If you hate crowds, restaurateur Bjorn Shen’s new store in Singapore might be the place for you. It’s called Small’s for a reason: It can only seat four people, tops.
Featuring Neapolitan-style pizzas and minimal elbow room, Small’s books dinners for foursomes three times a week at a price of S$500 (Singapore dollars). A recent menu offered a choice of “inspired snacks” that included hot wings, deep-fried lasagna, meatballs and a Caesars salad, along with “new school pizzas” such as the Pizza Black (octopus, octopus bottarga and squid ink); the Dirty Board (prawn butter, black truffle and yeast); Pizza Vongole (clams, pecorino and samphire); and Pizza Alla Banh Min (kurobuta pork, mortadella and pate).

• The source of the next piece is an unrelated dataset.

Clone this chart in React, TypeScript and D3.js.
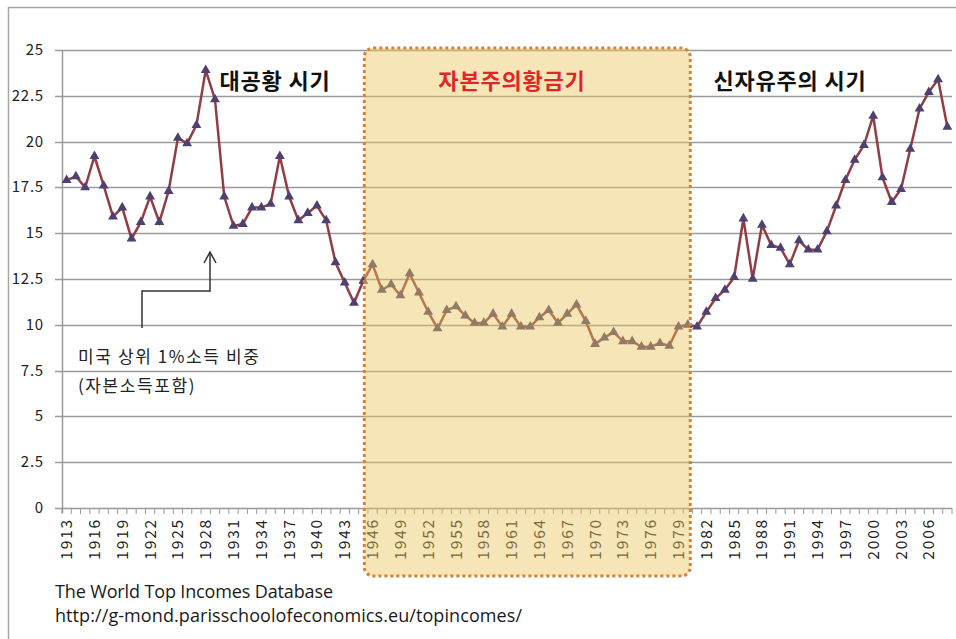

“If you like your pizza thin and crispy with lots of toppings, you’ll hate us,” a January 18 post on Small’s Facebook page reads. “If you love good bread and quality toppings, you’ll have a great time with us.”

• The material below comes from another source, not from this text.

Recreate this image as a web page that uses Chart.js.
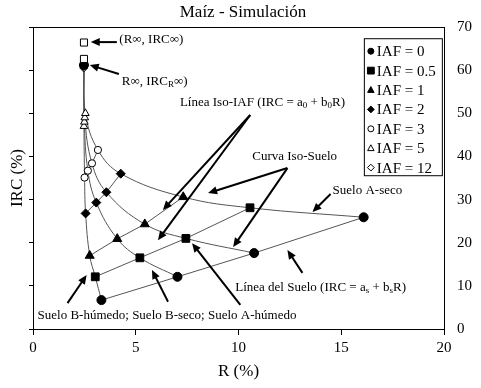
<!DOCTYPE html>
<html>
<head>
<meta charset="utf-8">
<script src="https://cdn.jsdelivr.net/npm/chart.js@4/dist/chart.umd.min.js"></script>
<style>
  html, body { margin: 0; padding: 0; background: #ffffff; }
  #wrap { width: 481px; height: 388px; }
</style>
</head>
<body>
<div id="wrap"><canvas id="maizChart" width="481" height="388"></canvas></div>
<script>
// soils, in the order they sit along every iso-IAF line
var soilNames = ["Suelo B-húmedo", "Suelo B-seco", "Suelo A-húmedo", "Suelo A-seco"];
var iafLabels = ["IAF = 0", "IAF = 0.5", "IAF = 1", "IAF = 2", "IAF = 3", "IAF = 5", "IAF = 12"];

// R (%) and IRC (%), one pair of arrays per IAF
var rIAF0 = [3.33, 7.03, 10.76, 16.09];
var ircIAF0 = [6.7, 12.1, 17.6, 25.9];
var rIAF05 = [3.03, 5.2, 7.44, 10.56];
var ircIAF05 = [12.1, 16.5, 21.0, 28.1];
var rIAF1 = [2.76, 4.1, 5.44, 7.31];
var ircIAF1 = [17.0, 20.9, 24.3, 30.6];
var rIAF2 = [2.56, 3.08, 3.57, 4.27];
var ircIAF2 = [26.8, 29.3, 31.7, 36.0];
var rIAF3 = [2.51, 2.67, 2.87, 3.16];
var ircIAF3 = [35.1, 36.7, 38.4, 41.5];
var rIAF5 = [2.48, 2.5, 2.52, 2.55];
var ircIAF5 = [47.0, 48.0, 49.0, 50.0];
var rIAF12 = [2.47, 2.47, 2.48, 2.48];
var ircIAF12 = [60.5, 60.8, 61.0, 61.3];

// asymptotes
var rInf = [2.48, 2.48];
var ircInf = [62.6, 66.4];
var rInfR = [2.48];
var ircInfR = [61.2];

var yTicks = [0, 10, 20, 30, 40, 50, 60, 70];

var allR = [rIAF0, rIAF05, rIAF1, rIAF2, rIAF3, rIAF5, rIAF12];
var allIRC = [ircIAF0, ircIAF05, ircIAF1, ircIAF2, ircIAF3, ircIAF5, ircIAF12];

var markerStyle = [
  {style: "circle", r: 4.5, fill: "#000"},
  {style: "rect", r: 5.5, fill: "#000"},
  {style: "triangle", r: 5.2, fill: "#000"},
  {style: "rectRot", r: 4.5, fill: "#000"},
  {style: "circle", r: 3.6, fill: "#fff"},
  {style: "triangle", r: 4.4, fill: "#fff"},
  {style: "rectRot", r: 4, fill: "#fff"}
];

function toPoints(xs, ys) {
  var pts = [];
  for (var i = 0; i < xs.length; i++) {
    pts.push({x: xs[i], y: ys[i]});
  }
  return pts;
}

var datasets = [];

// iso-IAF lines (straight) with markers
for (var k = 0; k < iafLabels.length; k++) {
  datasets.push({
    label: iafLabels[k],
    data: toPoints(allR[k], allIRC[k]),
    showLine: true,
    tension: 0,
    borderColor: "#555555",
    borderWidth: 1,
    pointStyle: markerStyle[k].style,
    pointRadius: markerStyle[k].r,
    pointBackgroundColor: markerStyle[k].fill,
    pointBorderColor: "#000",
    pointBorderWidth: 1,
    order: 1
  });
}

// iso-soil curves through every IAF up to the asymptote
for (var s = 0; s < soilNames.length; s++) {
  var cx = [], cy = [];
  for (var k2 = 0; k2 < allR.length; k2++) {
    cx.push(allR[k2][s]);
    cy.push(allIRC[k2][s]);
  }
  cx.push(rInfR[0]);
  cy.push(ircInfR[0]);
  datasets.push({
    label: soilNames[s],
    data: toPoints(cx, cy),
    showLine: true,
    tension: 0.4,
    borderColor: "#555555",
    borderWidth: 1,
    pointRadius: 0,
    order: 2,
    hideInLegend: true
  });
}

datasets.push({
  label: "R∞, IRC∞",
  data: toPoints(rInf, ircInf),
  showLine: false,
  pointStyle: "rect",
  pointRadius: 5,
  pointBackgroundColor: "#fff",
  pointBorderColor: "#000",
  pointBorderWidth: 1,
  order: 0,
  hideInLegend: true
});
datasets.push({
  label: "R∞, IRC_R∞",
  data: toPoints(rInfR, ircInfR),
  showLine: false,
  pointStyle: "circle",
  pointRadius: 4.5,
  pointBackgroundColor: "#000",
  pointBorderColor: "#000",
  order: 0,
  hideInLegend: true
});

// text notes and arrows, anchored in data units
var notes = [
  {x: 4.2, y: 67.0, parts: [["(R∞, IRC∞)"]]},
  {x: 4.32, y: 57.3, parts: [["R∞, IRC"], ["R", 1], ["∞)"]]},
  {x: 7.15, y: 52.4, parts: [["Línea Iso-IAF (IRC = a"], ["0", 1], [" + b"], ["0", 1], ["R)"]]},
  {x: 10.67, y: 39.9, parts: [["Curva Iso-Suelo"]]},
  {x: 14.58, y: 32.2, parts: [["Suelo A-seco"]]},
  {x: 9.84, y: 9.7, parts: [["Línea del Suelo (IRC = a"], ["s", 1], [" + b"], ["s", 1], ["R)"]]},
  {x: 0.22, y: 3.2, parts: [["Suelo B-húmedo; Suelo B-seco; Suelo A-húmedo"]]}
];
var arrows = [
  [4.08, 66.5, 2.81, 66.5],
  [4.18, 59.1, 2.76, 61.2],
  [10.57, 49.6, 6.32, 27.6],
  [10.57, 49.6, 6.08, 20.6],
  [12.38, 37.3, 8.52, 31.5],
  [12.38, 37.3, 9.74, 19.0],
  [14.48, 31.3, 13.6, 27.1],
  [13.11, 13.0, 12.38, 18.3],
  [1.68, 6.0, 2.61, 12.5],
  [6.57, 6.3, 5.79, 13.7],
  [10.09, 5.6, 7.74, 19.9]
];

var serif = "'Liberation Serif', 'DejaVu Serif', serif";

function drawMarker(ctx, style, x, y, r, fill) {
  ctx.beginPath();
  if (style === "circle") {
    ctx.arc(x, y, r, 0, Math.PI * 2);
  } else if (style === "rect") {
    ctx.rect(x - r, y - r, 2 * r, 2 * r);
  } else if (style === "triangle") {
    ctx.moveTo(x, y - r);
    ctx.lineTo(x + r * 0.95, y + r * 0.7);
    ctx.lineTo(x - r * 0.95, y + r * 0.7);
    ctx.closePath();
  } else if (style === "rectRot") {
    ctx.moveTo(x, y - r);
    ctx.lineTo(x + r, y);
    ctx.lineTo(x, y + r);
    ctx.lineTo(x - r, y);
    ctx.closePath();
  }
  ctx.fillStyle = fill;
  ctx.fill();
  ctx.strokeStyle = "#000";
  ctx.lineWidth = 1;
  ctx.stroke();
}

var extrasPlugin = {
  id: "extras",
  afterDatasetsDraw: function(chart) {
    var ctx = chart.ctx;
    var xs = chart.scales.x, ys = chart.scales.y;
    var area = chart.chartArea;
    ctx.save();

    // arrows
    ctx.strokeStyle = "#000";
    ctx.fillStyle = "#000";
    for (var i = 0; i < arrows.length; i++) {
      var a = arrows[i];
      var x1 = xs.getPixelForValue(a[0]), y1 = ys.getPixelForValue(a[1]);
      var x2 = xs.getPixelForValue(a[2]), y2 = ys.getPixelForValue(a[3]);
      var ang = Math.atan2(y2 - y1, x2 - x1);
      var hl = 9, hw = 4;
      ctx.lineWidth = 2;
      ctx.beginPath();
      ctx.moveTo(x1, y1);
      ctx.lineTo(x2 - Math.cos(ang) * hl * 0.8, y2 - Math.sin(ang) * hl * 0.8);
      ctx.stroke();
      ctx.beginPath();
      ctx.moveTo(x2, y2);
      ctx.lineTo(x2 - Math.cos(ang) * hl - Math.sin(ang) * hw, y2 - Math.sin(ang) * hl + Math.cos(ang) * hw);
      ctx.lineTo(x2 - Math.cos(ang) * hl + Math.sin(ang) * hw, y2 - Math.sin(ang) * hl - Math.cos(ang) * hw);
      ctx.closePath();
      ctx.fill();
    }

    // notes
    ctx.textBaseline = "middle";
    ctx.textAlign = "left";
    for (var n = 0; n < notes.length; n++) {
      var tx = xs.getPixelForValue(notes[n].x);
      var ty = ys.getPixelForValue(notes[n].y);
      var parts = notes[n].parts;
      for (var p = 0; p < parts.length; p++) {
        var isSub = parts[p][1] === 1;
        ctx.font = (isSub ? "9px " : "13px ") + serif;
        ctx.fillText(parts[p][0], tx, isSub ? ty + 3 : ty);
        tx += ctx.measureText(parts[p][0]).width;
      }
    }

    // legend box
    var lx = xs.getPixelForValue(16.1), ly = ys.getPixelForValue(67.4);
    var lw = 78, lh = 137;
    ctx.fillStyle = "#fff";
    ctx.fillRect(lx, ly, lw, lh);
    ctx.strokeStyle = "#000";
    ctx.lineWidth = 1;
    ctx.strokeRect(lx + 0.5, ly + 0.5, lw, lh);
    ctx.font = "15px " + serif;
    for (var k = 0; k < iafLabels.length; k++) {
      var ey = ly + 13 + k * 19.4;
      var ms = markerStyle[k];
      drawMarker(ctx, ms.style, lx + 7, ey, ms.style === "circle" ? 3 : 3.4, ms.fill);
      ctx.fillStyle = "#000";
      ctx.fillText(iafLabels[k], lx + 13, ey + 1);
    }

    // frame
    ctx.strokeStyle = "#000";
    ctx.lineWidth = 1;
    ctx.strokeRect(Math.round(area.left) + 0.5, Math.round(area.top) + 0.5,
      Math.round(area.right - area.left), Math.round(area.bottom - area.top));

    // title
    ctx.font = "17px " + serif;
    ctx.textAlign = "center";
    ctx.fillStyle = "#000";
    ctx.fillText("Maíz - Simulación", 243, 13);
    ctx.restore();
  }
};

var canvas = document.getElementById("maizChart");
var ctx = canvas.getContext("2d");

var chart = new Chart(ctx, {
  type: "scatter",
  data: {datasets: datasets},
  options: {
    responsive: false,
    animation: false,
    layout: {padding: {top: 27, right: 0, left: 0, bottom: 0}},
    plugins: {
      legend: {display: false},
      tooltip: {enabled: false},
      title: {display: false}
    },
    scales: {
      x: {
        type: "linear",
        min: 0,
        max: 20,
        afterFit: function(scale) { scale.height = 59; },
        ticks: {stepSize: 5, color: "#000", padding: 4, font: {family: serif, size: 15}},
        grid: {display: true, drawOnChartArea: false, drawTicks: true, tickLength: 6, color: "#000"},
        border: {display: true, color: "#000"},
        title: {display: true, text: "R (%)", color: "#000", font: {family: serif, size: 17}, padding: {top: 0, bottom: 6}}
      },
      y: {
        type: "linear",
        position: "left",
        min: 0,
        max: 70,
        afterFit: function(scale) { scale.width = 33; },
        ticks: {stepSize: 10, display: false},
        grid: {display: true, drawOnChartArea: false, drawTicks: true, tickLength: 4, color: "#000"},
        border: {display: true, color: "#000"},
        title: {display: true, text: "IRC (%)", color: "#000", font: {family: serif, size: 17}, padding: {top: 7, bottom: 0}}
      },
      y2: {
        type: "linear",
        position: "right",
        min: 0,
        max: 70,
        afterFit: function(scale) { scale.width = 37; },
        afterBuildTicks: function(scale) {
          scale.ticks = yTicks.map(function(v) { return {value: v}; });
        },
        ticks: {color: "#000", padding: 13, font: {family: serif, size: 15}},
        grid: {display: false, drawTicks: false},
        border: {display: true, color: "#000"}
      }
    }
  },
  plugins: [extrasPlugin]
});
</script>
</body>
</html>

According to CNA Lifestyle, Small’s is a “tiny closet of a room that opens onto the courtyard of [Shen’s] flagship restaurant, Artichoke.” Shen believes it’s the smallest restaurant in Singapore and even the smallest pizza bar in the world.
“This is my culinary version of a man-cave,” Shen told CNA Lifestyle. “This is where I geek out and do all my cheffy things.” It also gives him a chance to try out new concepts “without the bull—- and risk of actually opening new restaurants all the time,” he added.
The space previously served as Artichoke’s office, “where we were very unproductive,” he told CNA Lifestyle.
Shen is a national celebrity in Singapore and a judge on MasterChef Singapore. Since opening in 2010, Artichoke has received accolades for its Middle Eastern-inspired cuisine. At Small’s, he offers an offbeat dining experience called pizza omakase—omakase is a Japanese term for a menu chosen by the chef rather than the guest—that includes a lot of interaction between Shen and his diners.
Per the Robb Report, Shen’s high-hydration pizza dough is made with a blend of flours combined in a secret ratio and cold-fermented for three to five days, then baked in an electric oven imported from Italy. The fermentation process yields a dough with complex flavors and bubbles under the surface of the crust. “It means that the crust will be puffy and light, with a good bounce, as opposed to being dense,” Shen told the Robb Report. “Most commercial places make a quick dough that’s rested overnight so that they can save on fridge space, and I don’t blame them because I know that operations can really be hindered if you have a big seating capacity and you had to leave all that dough in the fridge for that long. But because I only serve 12 people a week, I can do these sorts of things that make little operational sense otherwise.”